───── GIVEN DATA ─────

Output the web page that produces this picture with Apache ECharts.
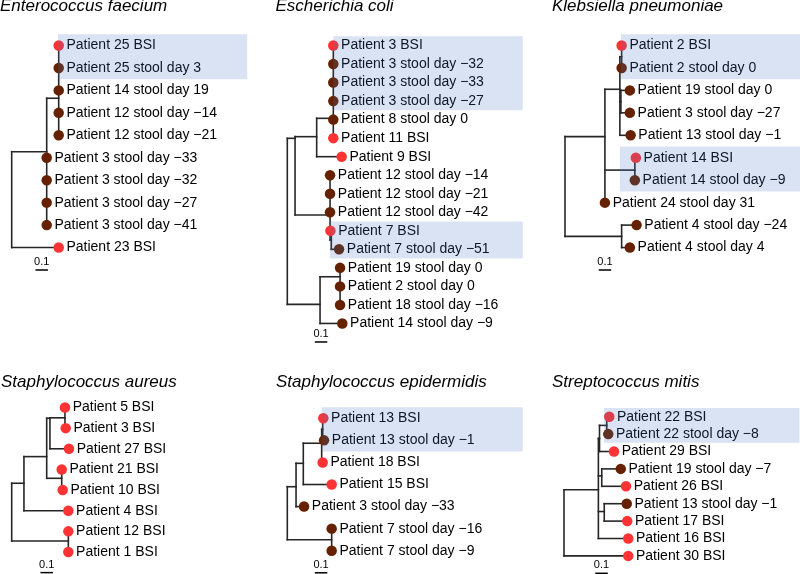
<!DOCTYPE html>
<html>
<head>
<meta charset="utf-8">
<script src="https://cdn.jsdelivr.net/npm/echarts@6/dist/echarts.min.js"></script>
<style>html,body{margin:0;padding:0;background:#fff;}#c{width:800px;height:574px;}</style>
</head>
<body>
<div id="c"></div>
<script>
// ---------- DATA ----------
// Branch positions are in substitutions/site from each tree's root; y of internal nodes in leaf-row units.
const titles = ['Enterococcus faecium', 'Escherichia coli', 'Klebsiella pneumoniae',
                'Staphylococcus aureus', 'Staphylococcus epidermidis', 'Streptococcus mitis'];

// Enterococcus faecium
const efLeaves = ['Patient 25 BSI', 'Patient 25 stool day 3', 'Patient 14 stool day 19', 'Patient 12 stool day −14',
  'Patient 12 stool day −21', 'Patient 3 stool day −33', 'Patient 3 stool day −32', 'Patient 3 stool day −27',
  'Patient 3 stool day −41', 'Patient 23 BSI'];
const efTypes = ['BSI', 'stool', 'stool', 'stool', 'stool', 'stool', 'stool', 'stool', 'stool', 'BSI'];
const efLeafX = [0.376, 0.376, 0.376, 0.376, 0.376, 0.28, 0.28, 0.28, 0.28, 0.376];
const efNodes = [
  { id: 'root', x: 0, y: 6.9, kids: ['A', 9] },
  { id: 'A', x: 0.28, y: 4.73, kids: ['B', 5, 6, 7, 8] },
  { id: 'B', x: 0.376, y: 2.35, kids: [0, 1, 2, 3, 4] }
];
const efBoxes = [[0.37, 0, 1]];

// Escherichia coli
const ecLeaves = ['Patient 3 BSI', 'Patient 3 stool day −32', 'Patient 3 stool day −33', 'Patient 3 stool day −27',
  'Patient 8 stool day 0', 'Patient 11 BSI', 'Patient 9 BSI', 'Patient 12 stool day −14', 'Patient 12 stool day −21',
  'Patient 12 stool day −42', 'Patient 7 BSI', 'Patient 7 stool day −51', 'Patient 19 stool day 0',
  'Patient 2 stool day 0', 'Patient 18 stool day −16', 'Patient 14 stool day −9'];
const ecTypes = ['BSI', 'stool', 'stool', 'stool', 'stool', 'BSI', 'BSI', 'stool', 'stool', 'stool', 'BSI', 'stool',
  'stool', 'stool', 'stool', 'stool'];
const ecLeafX = [0.368, 0.368, 0.368, 0.368, 0.368, 0.368, 0.435, 0.342, 0.342, 0.342, 0.345, 0.414, 0.422, 0.422, 0.422, 0.44];
const ecNodes = [
  { id: 'root', x: 0, y: 9.5, kids: ['C', 'H'] },
  { id: 'C', x: 0.062, y: 5.01, kids: ['D', 'E'] },
  { id: 'D', x: 0.235, y: 4.92, kids: ['F', 6] },
  { id: 'F', x: 0.368, y: 3.93, kids: [0, 1, 2, 3, 4, 5] },
  { id: 'E', x: 0.342, y: 9.15, kids: [7, 8, 9, 'G'] },
  { id: 'G', x: 0.352, y: 10.5, kids: [10, 11] },
  { id: 'H', x: 0.262, y: 13.97, kids: ['I', 15] },
  { id: 'I', x: 0.422, y: 12.48, kids: [12, 13, 14] }
];
const ecBoxes = [[0.368, 0, 3], [0.342, 10, 11]];

// Klebsiella pneumoniae
const kpLeaves = ['Patient 2 BSI', 'Patient 2 stool day 0', 'Patient 19 stool day 0', 'Patient 3 stool day −27',
  'Patient 13 stool day −1', 'Patient 14 BSI', 'Patient 14 stool day −9', 'Patient 24 stool day 31',
  'Patient 4 stool day −24', 'Patient 4 stool day 4'];
const kpTypes = ['BSI', 'stool', 'stool', 'stool', 'stool', 'BSI', 'stool', 'stool', 'stool', 'stool'];
const kpLeafX = [0.454, 0.454, 0.52, 0.52, 0.526, 0.568, 0.56, 0.32, 0.574, 0.52];
const kpNodes = [
  { id: 'root', x: 0, y: 6.3, kids: ['J', 'O'] },
  { id: 'J', x: 0.32, y: 4.06, kids: ['K', 'L', 7] },
  { id: 'K', x: 0.44, y: 1.95, kids: ['M', 'N', 4] },
  { id: 'M', x: 0.454, y: 0.5, kids: [0, 1] },
  { id: 'N', x: 0.448, y: 2.5, kids: [2, 3] },
  { id: 'L', x: 0.56, y: 5.55, kids: [5, 6] },
  { id: 'O', x: 0.454, y: 8.5, kids: [8, 9] }
];
const kpBoxes = [[0.448, 0, 1], [0.44, 5, 6]];

// Staphylococcus aureus
const saLeaves = ['Patient 5 BSI', 'Patient 3 BSI', 'Patient 27 BSI', 'Patient 21 BSI', 'Patient 10 BSI',
  'Patient 4 BSI', 'Patient 12 BSI', 'Patient 1 BSI'];
const saTypes = ['BSI', 'BSI', 'BSI', 'BSI', 'BSI', 'BSI', 'BSI', 'BSI'];
const saLeafX = [0.426, 0.432, 0.458, 0.4, 0.408, 0.453, 0.453, 0.453];
const saNodes = [
  { id: 'root', x: 0, y: 5, kids: ['P', 'U'] },
  { id: 'P', x: 0.098, y: 3.67, kids: ['Q', 5] },
  { id: 'Q', x: 0.28, y: 2.38, kids: ['R', 'T'] },
  { id: 'R', x: 0.306, y: 0.52, kids: ['S', 2] },
  { id: 'S', x: 0.426, y: 0.5, kids: [0, 1] },
  { id: 'T', x: 0.4, y: 3.43, kids: [3, 4] },
  { id: 'U', x: 0.453, y: 6.47, kids: [6, 7] }
];
const saBoxes = [];

// Staphylococcus epidermidis
const seLeaves = ['Patient 13 BSI', 'Patient 13 stool day −1', 'Patient 18 BSI', 'Patient 15 BSI',
  'Patient 3 stool day −33', 'Patient 7 stool day −16', 'Patient 7 stool day −9'];
const seTypes = ['BSI', 'stool', 'BSI', 'BSI', 'stool', 'stool', 'stool'];
const seLeafX = [0.288, 0.294, 0.283, 0.355, 0.134, 0.355, 0.355];
const seNodes = [
  { id: 'root', x: 0, y: 4.3, kids: ['V', 'Z'] },
  { id: 'V', x: 0.07, y: 3.1, kids: ['W', 4] },
  { id: 'W', x: 0.128, y: 2.04, kids: ['X', 3] },
  { id: 'X', x: 0.275, y: 1.13, kids: ['Y', 2] },
  { id: 'Y', x: 0.283, y: 0.5, kids: [0, 1] },
  { id: 'Z', x: 0.355, y: 5.5, kids: [5, 6] }
];
const seBoxes = [[0.275, 0, 1]];

// Streptococcus mitis
const smLeaves = ['Patient 22 BSI', 'Patient 22 stool day −8', 'Patient 29 BSI', 'Patient 19 stool day −7',
  'Patient 26 BSI', 'Patient 13 stool day −1', 'Patient 17 BSI', 'Patient 16 BSI', 'Patient 30 BSI'];
const smTypes = ['BSI', 'stool', 'BSI', 'stool', 'BSI', 'stool', 'BSI', 'BSI', 'BSI'];
const smLeafX = [0.362, 0.354, 0.4, 0.454, 0.496, 0.502, 0.506, 0.514, 0.514];
const smNodes = [
  { id: 'root', x: 0, y: 6, kids: ['AA', 8] },
  { id: 'AA', x: 0.275, y: 4.2, kids: ['BB', 'CC', 'DD', 7] },
  { id: 'BB', x: 0.284, y: 1.25, kids: ['EE', 2] },
  { id: 'EE', x: 0.342, y: 0.5, kids: [0, 1] },
  { id: 'CC', x: 0.302, y: 3.4, kids: [3, 4] },
  { id: 'DD', x: 0.322, y: 5.45, kids: [5, 6] }
];
const smBoxes = [[0.32, 0, 1]];

// scale bars: offset from root, length, label
const scaleOffsets = [0.19, 0.22, 0.27, 0.23, 0.22, 0.25];
const scaleLength = 0.1;
const scaleLabel = '0.1';

// ---------- STYLE / LAYOUT ----------
const typeColors = { BSI: '#FF3333', stool: '#662200' };
const FONT = '"Liberation Sans", Arial, Helvetica, sans-serif';
const PX_PER_UNIT = 125;
const GRID_W = 235.5;
const layout = [
  { left: 11.7, first: 45.5, step: 22.45, tl: 0, tt: -2 },
  { left: 287.3, first: 45.5, step: 18.53, tl: 275.5, tt: -2 },
  { left: 565, first: 45.5, step: 22.45, tl: 552, tt: -2 },
  { left: 11.7, first: 407.5, step: 20.64, tl: 1, tt: 373.5 },
  { left: 287.3, first: 418.3, step: 22.07, tl: 276, tt: 373.5 },
  { left: 564, first: 416.7, step: 17.4, tl: 552, tt: 373.5 }
];

const trees = [
  [efLeaves, efTypes, efLeafX, efNodes, efBoxes],
  [ecLeaves, ecTypes, ecLeafX, ecNodes, ecBoxes],
  [kpLeaves, kpTypes, kpLeafX, kpNodes, kpBoxes],
  [saLeaves, saTypes, saLeafX, saNodes, saBoxes],
  [seLeaves, seTypes, seLeafX, seNodes, seBoxes],
  [smLeaves, smTypes, smLeafX, smNodes, smBoxes]
];

const option = {
  animation: false,
  backgroundColor: '#fff',
  title: [], grid: [], xAxis: [], yAxis: [], series: []
};

trees.forEach(([leaves, types, xs, nodes, boxes], i) => {
  const L = layout[i];
  const n = leaves.length;
  option.title.push({
    text: titles[i], left: L.tl, top: L.tt, padding: 0,
    textStyle: { fontStyle: 'italic', fontWeight: 'normal', fontSize: 17, color: '#000', fontFamily: FONT }
  });
  option.grid.push({ left: L.left, top: L.first - L.step / 2, width: GRID_W, height: n * L.step });
  option.xAxis.push({ gridIndex: i, type: 'value', min: 0, max: GRID_W / PX_PER_UNIT, show: false });
  option.yAxis.push({ gridIndex: i, type: 'value', min: -0.5, max: n - 0.5, inverse: true, show: false });

  const pos = {};
  nodes.forEach(nd => { pos[nd.id] = [nd.x, nd.y]; });
  const kidPos = k => (typeof k === 'number') ? [xs[k], k] : pos[k];
  const segs = [];
  nodes.forEach(nd => {
    const ks = nd.kids.map(kidPos);
    const ys = ks.map(p => p[1]);
    segs.push([nd.x, Math.min(...ys), nd.x, Math.max(...ys)]);
    ks.forEach(p => { if (p[0] > nd.x + 1e-6) segs.push([nd.x, p[1], p[0], p[1]]); });
  });

  option.series.push({
    type: 'custom', xAxisIndex: i, yAxisIndex: i, z: 2, silent: true,
    encode: { x: [0, 2], y: [1, 3] },
    data: segs,
    renderItem: (params, api) => {
      const a = api.coord([api.value(0), api.value(1)]);
      const b = api.coord([api.value(2), api.value(3)]);
      return { type: 'line', shape: { x1: a[0], y1: a[1], x2: b[0], y2: b[1] },
        style: { stroke: '#262626', lineWidth: 1.6, lineCap: 'square' } };
    }
  });

  option.series.push({
    type: 'scatter', xAxisIndex: i, yAxisIndex: i, z: 3, clip: false, silent: true,
    symbolSize: 10.5,
    itemStyle: { opacity: 1 },
    data: leaves.map((name, k) => ({ name, value: [xs[k], k], itemStyle: { color: typeColors[types[k]], opacity: 1 } })),
    label: { show: true, position: 'right', distance: 2.5, formatter: '{b}', fontSize: 14, color: '#000', fontFamily: FONT }
  });

  option.series.push({
    type: 'custom', xAxisIndex: i, yAxisIndex: i, z: 2, silent: true, clip: false,
    encode: { x: 0, y: 1 },
    data: [[scaleOffsets[i], n, scaleLength]],
    renderItem: (params, api) => {
      const a = api.coord([api.value(0), api.value(1)]);
      const b = api.coord([api.value(0) + api.value(2), api.value(1)]);
      return { type: 'group', children: [
        { type: 'line', shape: { x1: a[0], y1: a[1], x2: b[0], y2: b[1] }, style: { stroke: '#000', lineWidth: 1.5 } },
        { type: 'text', style: { text: scaleLabel, x: (a[0] + b[0]) / 2, y: a[1] - 8, align: 'center', verticalAlign: 'middle',
          fontSize: 11, fontFamily: FONT, fill: '#000' } }
      ] };
    }
  });

  if (boxes.length) {
    option.series.push({
      type: 'custom', xAxisIndex: i, yAxisIndex: i, z: 10, silent: true, clip: false,
      encode: { x: 0, y: [1, 2] },
      data: boxes,
      renderItem: (params, api) => {
        const cs = params.coordSys;
        const a = api.coord([api.value(0), api.value(1) - 0.5]);
        const b = api.coord([api.value(0), api.value(2) + 0.5]);
        return { type: 'rect', shape: { x: a[0], y: a[1], width: cs.x + cs.width - a[0], height: b[1] - a[1] },
          style: { fill: 'rgba(68,114,196,0.2)' } };
      }
    });
  }
});

const chart = echarts.init(document.getElementById('c'), null, { renderer: 'canvas' });
chart.setOption(option);
</script>
</body>
</html>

─────

### GIVEN TASK:
Pictures are excluded; extract exactly the lines from the start of the data through the line that holds "epidermidis', 'Streptococcus mitis'];", both ends included.

### WRITTEN SOLUTION:
Output the web page that produces this picture with Apache ECharts.
<!DOCTYPE html>
<html>
<head>
<meta charset="utf-8">
<script src="https://cdn.jsdelivr.net/npm/echarts@6/dist/echarts.min.js"></script>
<style>html,body{margin:0;padding:0;background:#fff;}#c{width:800px;height:574px;}</style>
</head>
<body>
<div id="c"></div>
<script>
// ---------- DATA ----------
// Branch positions are in substitutions/site from each tree's root; y of internal nodes in leaf-row units.
const titles = ['Enterococcus faecium', 'Escherichia coli', 'Klebsiella pneumoniae',
                'Staphylococcus aureus', 'Staphylococcus epidermidis', 'Streptococcus mitis'];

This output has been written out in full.